Subscribers and market position
Orange Sonatel is unambiguously the largest mobile operator in Senegal by subscriber base, a position it has held continuously since the early years of mobile competition. Industry estimates suggest the operator serves a subscriber base comfortably in the multi-millions, representing a majority share of the country’s active SIM connections. Its lead is most pronounced in the mobile internet and mobile money segments, where network quality and distribution density create compounding advantages.
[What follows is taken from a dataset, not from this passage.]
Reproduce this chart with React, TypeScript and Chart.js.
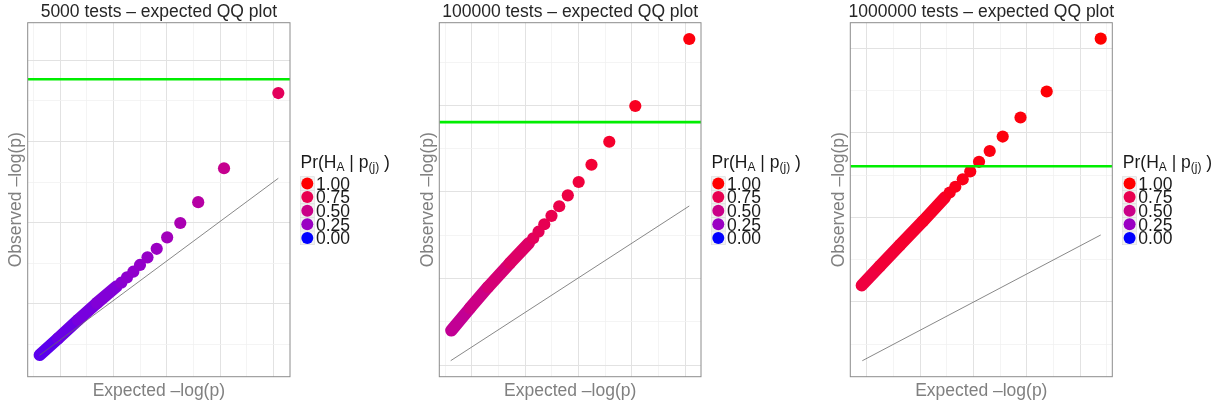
import React, { useEffect, useRef } from "react";
import { Chart, registerables } from "chart.js";

Chart.register(...registerables);

const FONT = '"Liberation Sans", Arial, Helvetica, sans-serif';

// ---------- text ----------
const panelTitles = [
  "5000 tests \u2013 expected QQ plot",
  "100000 tests \u2013 expected QQ plot",
  "1000000 tests \u2013 expected QQ plot",
];
const xAxisTitle = "Expected \u2013log(p)";
const yAxisTitle = "Observed \u2013log(p)";
const legendValues = [1.0, 0.75, 0.5, 0.25, 0.0];
const legendLabels = ["1.00", "0.75", "0.50", "0.25", "0.00"];

// ---------- panel 1 : 5000 tests ----------
const p1BandX = [0.614, 0.957, 1.332, 1.688, 2.05];
const p1BandY = [0.373, 0.576, 0.803, 1.012, 1.213];
const p1BandPr = [0.06, 0.09, 0.12, 0.15, 0.18];
const p1PointX = [2.144, 2.251, 2.369, 2.494, 2.635, 2.808, 3.004, 3.25, 3.586, 4.07, 5.088];
const p1PointY = [1.262, 1.328, 1.397, 1.48, 1.574, 1.679, 1.82, 1.996, 2.252, 2.669, 3.594];
const p1PointPr = [0.19, 0.2, 0.21, 0.22, 0.23, 0.25, 0.28, 0.32, 0.38, 0.47, 0.7];
const p1DiagX = [0.61, 5.088];
const p1DiagY = [0.369, 2.546];
const p1XLim = [0.389, 5.307];
const p1YLim = [0.106, 4.459];
const p1XGrid = [0.5, 1, 1.5, 2, 2.5, 3, 3.5, 4, 4.5, 5];
const p1YGrid = [0.5, 1, 1.5, 2, 2.5, 3, 3.5, 4];

// ---------- panel 2 : 100000 tests ----------
const p2BandX = [0.617, 0.968, 1.306, 1.718, 2.074];
const p2BandY = [1.399, 1.658, 1.901, 2.178, 2.409];
const p2BandPr = [0.42, 0.48, 0.55, 0.62, 0.68];
const p2PointX = [2.153, 2.253, 2.361, 2.496, 2.641, 2.802, 3.006, 3.246, 3.58, 4.068, 5.08];
const p2PointY = [2.464, 2.54, 2.626, 2.723, 2.834, 2.96, 3.114, 3.313, 3.579, 3.992, 4.766];
const p2PointPr = [0.7, 0.72, 0.74, 0.76, 0.78, 0.8, 0.83, 0.86, 0.89, 0.93, 0.98];
const p2DiagX = [0.606, 5.08];
const p2DiagY = [1.05, 2.837];
const p2XLim = [0.392, 5.3];
const p2YLim = [0.865, 4.954];
const p2XGrid = [0.5, 1, 1.5, 2, 2.5, 3, 3.5, 4, 4.5, 5];
const p2YGrid = [1, 1.5, 2, 2.5, 3, 3.5, 4, 4.5];

// ---------- panel 3 : 1000000 tests ----------
const p3BandX = [0.906, 1.249, 1.624, 2.056, 2.468];
const p3BandY = [1.195, 1.424, 1.672, 1.956, 2.237];
const p3BandPr = [0.8, 0.84, 0.87, 0.9, 0.93];
const p3PointX = [2.556, 2.661, 2.8, 2.941, 3.106, 3.306, 3.55, 3.884, 4.375, 5.388];
const p3PointY = [2.293, 2.362, 2.45, 2.542, 2.657, 2.785, 2.956, 3.181, 3.489, 4.114];
const p3PointPr = [0.94, 0.95, 0.95, 0.96, 0.97, 0.97, 0.98, 0.98, 0.99, 1.0];
const p3DiagX = [0.917, 5.388];
const p3DiagY = [0.303, 1.791];
const p3XLim = [0.692, 5.605];
const p3YLim = [0.114, 4.303];
const p3XGrid = [1, 1.5, 2, 2.5, 3, 3.5, 4, 4.5, 5, 5.5];
const p3YGrid = [0.5, 1, 1.5, 2, 2.5, 3, 3.5, 4];

// significance thresholds (green lines)
const greenLevels = [3.763, 3.805, 2.604];

// ---------- layout (not data) ----------
const layouts = [
  { left: 0, width: 410, padLeft: 27.7, padRight: 120 },
  { left: 410, width: 410, padLeft: 29.3, padRight: 119 },
  { left: 820, width: 403, padLeft: 30.3, padRight: 110.7 },
];
const PAD_TOP = 22.7;
const PAD_BOTTOM = 32.3;
const HEIGHT = 409;
const POINT_R = 6.1;

const bandXs = [p1BandX, p2BandX, p3BandX];
const bandYs = [p1BandY, p2BandY, p3BandY];
const bandPrs = [p1BandPr, p2BandPr, p3BandPr];
const pointXs = [p1PointX, p2PointX, p3PointX];
const pointYs = [p1PointY, p2PointY, p3PointY];
const pointPrs = [p1PointPr, p2PointPr, p3PointPr];
const diagXs = [p1DiagX, p2DiagX, p3DiagX];
const diagYs = [p1DiagY, p2DiagY, p3DiagY];
const xLims = [p1XLim, p2XLim, p3XLim];
const yLims = [p1YLim, p2YLim, p3YLim];
const xGrids = [p1XGrid, p2XGrid, p3XGrid];
const yGrids = [p1YGrid, p2YGrid, p3YGrid];

// ---------- colour scale: blue -> red interpolated in Lab ----------
function toLin(c: number) {
  c /= 255;
  return c <= 0.04045 ? c / 12.92 : Math.pow((c + 0.055) / 1.055, 2.4);
}
function rgb2lab(rgb: number[]) {
  const R = toLin(rgb[0]), G = toLin(rgb[1]), B = toLin(rgb[2]);
  const X = (0.4124564 * R + 0.3575761 * G + 0.1804375 * B) / 0.95047;
  const Y = 0.2126729 * R + 0.7151522 * G + 0.072175 * B;
  const Z = (0.0193339 * R + 0.119192 * G + 0.9503041 * B) / 1.08883;
  const f = (t: number) => (t > 0.008856 ? Math.cbrt(t) : 7.787 * t + 16 / 116);
  const fx = f(X), fy = f(Y), fz = f(Z);
  return [116 * fy - 16, 500 * (fx - fy), 200 * (fy - fz)];
}
function lab2rgb(lab: number[]) {
  const fy = (lab[0] + 16) / 116;
  const fx = fy + lab[1] / 500;
  const fz = fy - lab[2] / 200;
  const inv = (t: number) => (t * t * t > 0.008856 ? t * t * t : (t - 16 / 116) / 7.787);
  const X = 0.95047 * inv(fx), Y = inv(fy), Z = 1.08883 * inv(fz);
  const lin = [
    3.2404542 * X - 1.5371385 * Y - 0.4985314 * Z,
    -0.969266 * X + 1.8760108 * Y + 0.041556 * Z,
    0.0556434 * X - 0.2040259 * Y + 1.0572252 * Z,
  ];
  return lin.map((c) => {
    c = Math.max(0, Math.min(1, c));
    const s = c <= 0.0031308 ? 12.92 * c : 1.055 * Math.pow(c, 1 / 2.4) - 0.055;
    return Math.round(Math.max(0, Math.min(1, s)) * 255);
  });
}
const LAB_LOW = rgb2lab([0, 0, 255]);
const LAB_HIGH = rgb2lab([255, 0, 0]);
function prColor(t: number) {
  const l = LAB_LOW.map((v, i) => v + (LAB_HIGH[i] - v) * t);
  const [r, g, b] = lab2rgb(l);
  return `rgb(${r},${g},${b})`;
}

const isMajor = (v: number) => Math.abs(v - Math.round(v)) < 1e-6;
const GRID_MAJOR = "#e2e2e2";
const GRID_MINOR = "#f1f1f1";

function decorPlugin(idx: number) {
  return {
    id: "decor" + idx,
    afterDraw(chart: any) {
      const ctx: CanvasRenderingContext2D = chart.ctx;
      const a = chart.chartArea;
      ctx.save();
      // panel border
      ctx.strokeStyle = "#8c8c8c";
      ctx.lineWidth = 1;
      ctx.strokeRect(a.left, a.top, a.right - a.left, a.bottom - a.top);

      const cx = (a.left + a.right) / 2;
      ctx.textBaseline = "alphabetic";
      ctx.textAlign = "center";
      ctx.font = `17.5px ${FONT}`;
      ctx.fillStyle = "#262626";
      ctx.fillText(panelTitles[idx], cx, 17.3);

      ctx.fillStyle = "#808080";
      ctx.fillText(xAxisTitle, cx, 396);
      ctx.save();
      ctx.translate(a.left - 6.5, (a.top + a.bottom) / 2);
      ctx.rotate(-Math.PI / 2);
      ctx.fillText(yAxisTitle, 0, 0);
      ctx.restore();

      // legend title: Pr(H_A | p_(j) )
      ctx.textAlign = "left";
      ctx.fillStyle = "#1a1a1a";
      let x = a.right + 10.5;
      const by = 167.7;
      const big = `17.5px ${FONT}`;
      const small = `12px ${FONT}`;
      const parts: [string, string, number][] = [
        ["Pr(H", big, 0],
        ["A", small, 3],
        [" | p", big, 0],
        ["(j)", small, 3.5],
        [" )", big, 0],
      ];
      for (const [txt, font, dy] of parts) {
        ctx.font = font;
        ctx.fillText(txt, x, by + dy);
        x += ctx.measureText(txt).width;
      }

      // legend keys
      const kx = a.right + 17.3;
      for (let i = 0; i < legendValues.length; i++) {
        const cy = 183.5 + i * 13.6;
        ctx.fillStyle = "#f2f2f2";
        ctx.fillRect(kx - 7, cy - 6.8, 14, 13.6);
        ctx.strokeStyle = "#dadada";
        ctx.lineWidth = 0.6;
        ctx.strokeRect(kx - 7, cy - 6.8, 14, 13.6);
        ctx.beginPath();
        ctx.arc(kx, cy, 6, 0, Math.PI * 2);
        ctx.fillStyle = prColor(legendValues[i]);
        ctx.fill();
      }
      ctx.font = big;
      ctx.fillStyle = "#1a1a1a";
      for (let i = 0; i < legendLabels.length; i++) {
        const cy = 183.5 + i * 13.6;
        ctx.fillText(legendLabels[i], a.right + 26, cy + 6.3);
      }
      ctx.restore();
    },
  };
}

function buildConfig(idx: number): any {
  const lay = layouts[idx];
  const bx = bandXs[idx], by = bandYs[idx], bp = bandPrs[idx];
  const px = pointXs[idx], py = pointYs[idx], pp = pointPrs[idx];
  const xl = xLims[idx], yl = yLims[idx];
  const band = bx.map((v, i) => ({ x: v, y: by[i] }));
  const pts = px.map((v, i) => ({ x: v, y: py[i] }));
  const diag = diagXs[idx].map((v, i) => ({ x: v, y: diagYs[idx][i] }));
  const green = xl.map((v) => ({ x: v, y: greenLevels[idx] }));

  const gridOpts = {
    color: (c: any) => (isMajor(c.tick.value) ? GRID_MAJOR : GRID_MINOR),
    lineWidth: (c: any) => (isMajor(c.tick.value) ? 1 : 0.8),
    drawTicks: false,
  };

  return {
    type: "scatter",
    data: {
      datasets: [
        {
          data: green,
          showLine: true,
          borderColor: "#00ee00",
          borderWidth: 2.6,
          pointRadius: 0,
          order: 0,
        },
        {
          data: diag,
          showLine: true,
          borderColor: "#6a6a6a",
          borderWidth: 0.8,
          pointRadius: 0,
          order: 1,
        },
        {
          data: pts,
          showLine: false,
          pointRadius: POINT_R,
          pointHoverRadius: POINT_R,
          pointBorderWidth: 0,
          pointBackgroundColor: pp.map(prColor),
          pointBorderColor: pp.map(prColor),
          order: 2,
        },
        {
          data: band,
          showLine: true,
          borderWidth: POINT_R * 2,
          borderCapStyle: "round",
          borderJoinStyle: "round",
          borderColor: prColor(bp[0]),
          pointRadius: 0,
          segment: {
            borderColor: (c: any) => prColor((bp[c.p0DataIndex] + bp[c.p1DataIndex]) / 2),
          },
          order: 3,
        },
      ],
    },
    options: {
      animation: false,
      responsive: true,
      maintainAspectRatio: false,
      events: [],
      layout: {
        padding: { left: lay.padLeft, right: lay.padRight, top: PAD_TOP, bottom: PAD_BOTTOM },
      },
      plugins: { legend: { display: false }, tooltip: { enabled: false }, title: { display: false } },
      scales: {
        x: {
          type: "linear",
          position: "bottom",
          min: xl[0],
          max: xl[1],
          ticks: { display: false },
          border: { display: false },
          grid: gridOpts,
          afterBuildTicks: (s: any) => {
            s.ticks = xGrids[idx].map((v) => ({ value: v }));
          },
        },
        y: {
          type: "linear",
          position: "left",
          min: yl[0],
          max: yl[1],
          ticks: { display: false },
          border: { display: false },
          grid: gridOpts,
          afterBuildTicks: (s: any) => {
            s.ticks = yGrids[idx].map((v) => ({ value: v }));
          },
        },
      },
    },
    plugins: [decorPlugin(idx)],
  };
}

function Panel({ idx }: { idx: number }) {
  const ref = useRef<HTMLCanvasElement | null>(null);
  useEffect(() => {
    if (!ref.current) return;
    const chart = new Chart(ref.current, buildConfig(idx));
    return () => chart.destroy();
  }, [idx]);
  const lay = layouts[idx];
  return (
    <div style={{ position: "absolute", left: lay.left, top: 0, width: lay.width, height: HEIGHT }}>
      <canvas ref={ref} />
    </div>
  );
}

export default function App() {
  return (
    <div
      style={{
        position: "absolute",
        left: 0,
        top: 0,
        width: 1223,
        height: HEIGHT,
        background: "#ffffff",
        overflow: "hidden",
      }}
    >
      {[0, 1, 2].map((i) => (
        <Panel key={i} idx={i} />
      ))}
    </div>
  );
}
Free Sénégal has made inroads among price-sensitive urban youth, but Orange’s combination of coverage breadth, brand trust, and financial services integration has limited meaningful share erosion at the revenue level.
Financial situation
Orange Sonatel is widely regarded as one of the most profitable telecom operations in francophone West Africa and a consistent contributor to Orange S.A.’s OMEA regional earnings. Its BRVM listing provides a degree of financial transparency unusual among African incumbents, with periodic results disclosures available to regional investors. Revenue trajectory has been broadly positive over the medium term, supported by data monetisation and Orange Money growth offsetting voice revenue dilution. The Senegalese state’s minority shareholding introduces a degree of political economy consideration into dividend policy and major capital decisions, though the relationship has historically been stable. No major restructuring or ownership change has been publicly announced as of mid-2026.
Recent developments
The most consequential development of the past 24 months has been the commercial activation of 5G services, which, subject to ARTP licensing conditions, places Orange Senegal among the first operators in West Africa to move beyond 4G at a commercial scale. The operator has also continued to expand its FTTH rollout in greater Dakar, responding to demand from both residential and enterprise customers for higher-capacity fixed connectivity. At the regulatory level, the ARTP has maintained active oversight of interconnection rates and quality-of-service obligations, areas where the dominant operator faces asymmetric scrutiny. Orange Money has extended its product range into lending and insurance-adjacent services, reflecting a broader Orange Africa strategy to deepen financial services penetration. The operator has also invested in digital skills and SME support programmes aligned with Senegal’s national digital economy agenda, reinforcing its positioning as a development-oriented as well as commercial actor.